One of my rules is never to do any work after I get home on a Friday evening. However, as this is my self-designated 'blogging week' for January I am breaking that and have come back to the computer to complete my task for this month.
A good part of this morning was taken up with a Steering Group meeting relating to CILASS - the Centre for Inquiry-Based Learning in the Arts and Social Sciences. This has been a project funded by the Higher Education Funding Council for England (HEFCE) and the Higher Education Academy (HEA) over the last five years and it is now coming to an end. It has been hugely successful, not just in encouraging more activity to link research and teaching but also in the way it has explored ideas for the improvement of student experiences. Something I learned about this morning and want to hear more on is the way in which the Faculty of Medicine, Dentistry and Health has set up schemes for undergraduates to undertake research projects on themes related to their curricula but which are not actually part of the assessed requirements - and (here's the best bit) be supervised by research students and postdocs in doing so, thus giving other more 'senior' students their first experience of supervision. One of the great innovations across the university in the last 5 years has been the development of a variety of student ambassador networks (sometimes known by other names) which now exist at Faculty level (in MDH and in Science, for example), within our outreach activities, within the Enterprise Zone, and not least within CILASS itself where the most fully developed model has been worked out. In my opinion it is essential that we seek to maintain such networks and resource the support for them even in the current difficult financial climate.
Coming to the end of my first week's blogging leads me to reflect on the process of sitting down every evening and trying to interest others in what I've been doing. Part of my motivation to do so has been the fact that I've just taken on the role of mentoring three senior women academics who have ambitions to learn more about the university and to enhance their role within it. Each of them wants to know more about what I do, and a blog seemed to me to be a way of helping that understanding. But blogging seems to me intrinsically narcissitic, and based on a premise that the world out there is really interested in what the blogger is saying and doing. In a world with an excess of information I'm not at all sure that that is true in my case. I don't feel that it is naturally part of me to push myself forward in quite this way. And perhaps I should challenge the idea that people out there MIGHT be interested in the life of a PVC - which is inevitably quite a long way removed from the lives of most people in the university, even though it intersects with theirs in many small ways.
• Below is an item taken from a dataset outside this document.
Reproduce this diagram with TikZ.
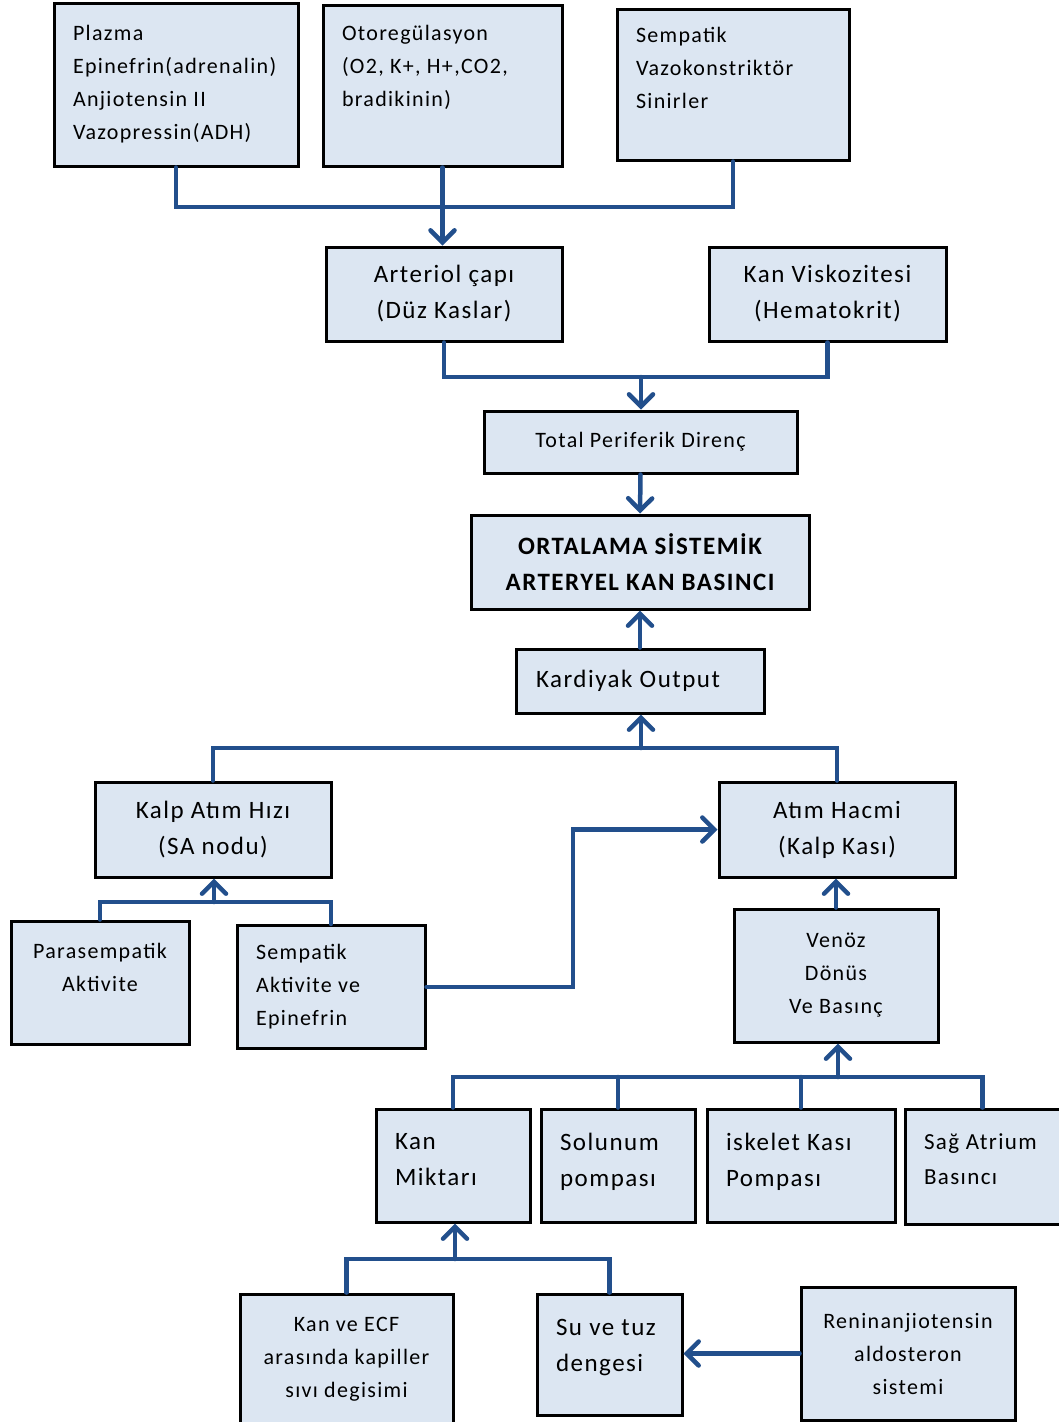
\documentclass[tikz,border=0pt]{standalone}
\usepackage{fontspec}
\setmainfont{Carlito}[LetterSpace=6]
\usetikzlibrary{arrows.meta}
\definecolor{boxblue}{RGB}{220,230,242}
\definecolor{linkblue}{RGB}{34,79,140}
\newcommand{\smalltxt}{\fontsize{22}{33}\selectfont}
\newcommand{\bigtxt}{\fontsize{25}{36}\selectfont}

\begin{document}
\begin{tikzpicture}[x=1pt, y=-1pt]
	\tikzstyle{BOX} = [draw=black, line width=3pt, fill=boxblue, inner sep=0pt]
	\tikzstyle{LEFT} = [BOX, align=flush left, inner xsep=19pt]
	\tikzstyle{MID} = [BOX, align=center]
	\tikzstyle{LINK} = [draw=linkblue, line width=4.5pt, line cap=round]
	\tikzstyle{ARROW} = [LINK, -{Straight Barb[length=12pt, width=24pt, line cap=round]}]
	\useasboundingbox (0,0) rectangle (1059,1422);

	% top row
	\node[LEFT, text width=206pt, minimum height=163pt, font=\smalltxt] (PLZ) at (176,84.5) {Plazma\\ Epinefrin(adrenalin)\\ Anjiotensin II\\ Vazopressin(ADH)};
	\node[LEFT, text width=201pt, minimum height=161pt, font=\smalltxt] (OTO) at (442.5,85.5) {Otoregülasyon\\ (O2, K+, H+,CO2,\\ bradikinin)\\[6pt] ~};
	\node[LEFT, text width=194pt, minimum height=151pt, font=\smalltxt] (SVK) at (733,84.5) {Sempatik\\ Vazokonstriktör\\ Sinirler\\ ~};

	\node[MID, minimum width=236pt, minimum height=94pt, font=\bigtxt] (ART) at (444,294) {Arteriol çapı\\ (Düz Kaslar)};
	\node[MID, minimum width=237pt, minimum height=94pt, font=\bigtxt] (VIS) at (827.5,294) {Kan Viskozitesi\\ (Hematokrit)};
	\node[MID, minimum width=313pt, minimum height=62pt, font=\smalltxt] (TPR) at (640.5,442) {Total Periferik Direnç};
	\node[MID, minimum width=338pt, minimum height=94pt, font=\bigtxt\bfseries] (MAP) at (640,562) {ORTALAMA SİSTEMİK\\ ARTERYEL KAN BASINCI};
	\node[LEFT, inner xsep=20pt, text width=208pt, minimum height=64pt, font=\bigtxt] (KO) at (640,681) {Kardiyak Output};

	% heart
	\node[MID, minimum width=236pt, minimum height=95pt, font=\bigtxt] (HR) at (213,829.5) {Kalp Atım Hızı\\ (SA nodu)};
	\node[MID, minimum width=236pt, minimum height=95pt, font=\bigtxt] (SV) at (837,829.5) {Atım Hacmi\\ (Kalp Kası)};
	\node[MID, minimum width=178pt, minimum height=123pt, font=\smalltxt] (PSA) at (100,982.5) {Parasempatik\\ Aktivite\\[-3pt]};
	\node[LEFT, text width=150pt, minimum height=123pt, font=\smalltxt] (SYA) at (331,987) {Sempatik\\ Aktivite ve\\ Epinefrin};
	\node[MID, minimum width=204pt, minimum height=133pt, font=\smalltxt] (VEN) at (836,975.5) {Venöz\\ Dönüs\\ Ve Basınç};

	% venous return
	\node[LEFT, text width=116pt, minimum height=113pt, font=\bigtxt] (KM) at (453,1165.5) {Kan\\ Miktarı\\[-24pt] ~};
	\node[LEFT, text width=116pt, minimum height=113pt, font=\bigtxt] (SOL) at (618,1165.5) {Solunum\\ pompası\\[-24pt] ~};
	\node[LEFT, text width=150pt, minimum height=113pt, font=\bigtxt] (ISK) at (801,1165.5) {iskelet Kası\\ Pompası\\[-24pt] ~};
	\node[LEFT, text width=117pt, minimum height=115pt, font=\fontsize{23}{35}\selectfont] (SAG) at (982.5,1166.5) {Sağ Atrium\\ Basıncı\\[-21pt] ~};

	\node[MID, minimum width=213pt, minimum height=130pt, font=\smalltxt] (ECF) at (346.5,1359) {Kan ve ECF\\ arasında kapiller\\ sıvı degisimi};
	\node[LEFT, text width=107pt, minimum height=121pt, font=\bigtxt] (SU) at (609.5,1354.5) {Su ve tuz\\ dengesi\\[-18pt] ~};
	\node[MID, minimum width=214pt, minimum height=133pt, font=\smalltxt] (REN) at (908,1353.5) {Reninanjiotensin\\ aldosteron\\ sistemi};

	% junctions
	\coordinate (J1) at (442.5,207);
	\coordinate (J2) at (641,377);
	\coordinate (J3) at (641,748);
	\coordinate (J4) at (214,902);
	\coordinate (J5) at (573,900);
	\coordinate (J6) at (838,1077);
	\coordinate (J7) at (455,1259);

	\draw[LINK] (PLZ.south) |- (J1) -| (SVK.south);
	\draw[ARROW] (OTO.south) -- (OTO.south |- ART.north);
	\draw[LINK] (ART.south) |- (J2) -| (VIS.south);
	\draw[ARROW] (J2) -- (J2 |- TPR.north);
	\draw[ARROW] (TPR.south) -- (MAP.north);
	\draw[ARROW] (KO.north) -- (MAP.south);
	\draw[LINK] (HR.north) |- (J3) -| (SV.north);
	\draw[ARROW] (J3) -- (J3 |- KO.south);
	\draw[LINK] (PSA.north) |- (J4) -| (SYA.north);
	\draw[ARROW] (J4) -- (J4 |- HR.south);
	\draw[ARROW] (SYA.east) -| (J5) |- (SV.west);
	\draw[ARROW] (VEN.north) -- (VEN.north |- SV.south);
	\draw[LINK] (KM.north) |- (J6) -| (SAG.north);
	\draw[LINK] (SOL.north) -- (SOL.north |- J6);
	\draw[LINK] (ISK.north) -- (ISK.north |- J6);
	\draw[ARROW] (J6) -- (J6 |- VEN.south);
	\draw[LINK] (ECF.north) |- (J7) -| (SU.north);
	\draw[ARROW] (J7) -- (J7 |- KM.south);
	\draw[ARROW] (REN.west) -- (REN.west -| SU.east);
\end{tikzpicture}
\end{document}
I know of only two people who have been reading these posts - one of them being Dave Speake from CiCs who kindly responded on Wednesday to my bleat about the temporary non-availability of uSpace. Maybe others will discover this series of reflections over the course of the next three weeks and indicate that in some way what I've said has been of interest. Maybe people will tell me to stop completely - or to approach the task in a different way. Any suggestions will be welcomed - even if it means that this could be the 'last post.' Otherwise I intend to come back to the file in the second half of February.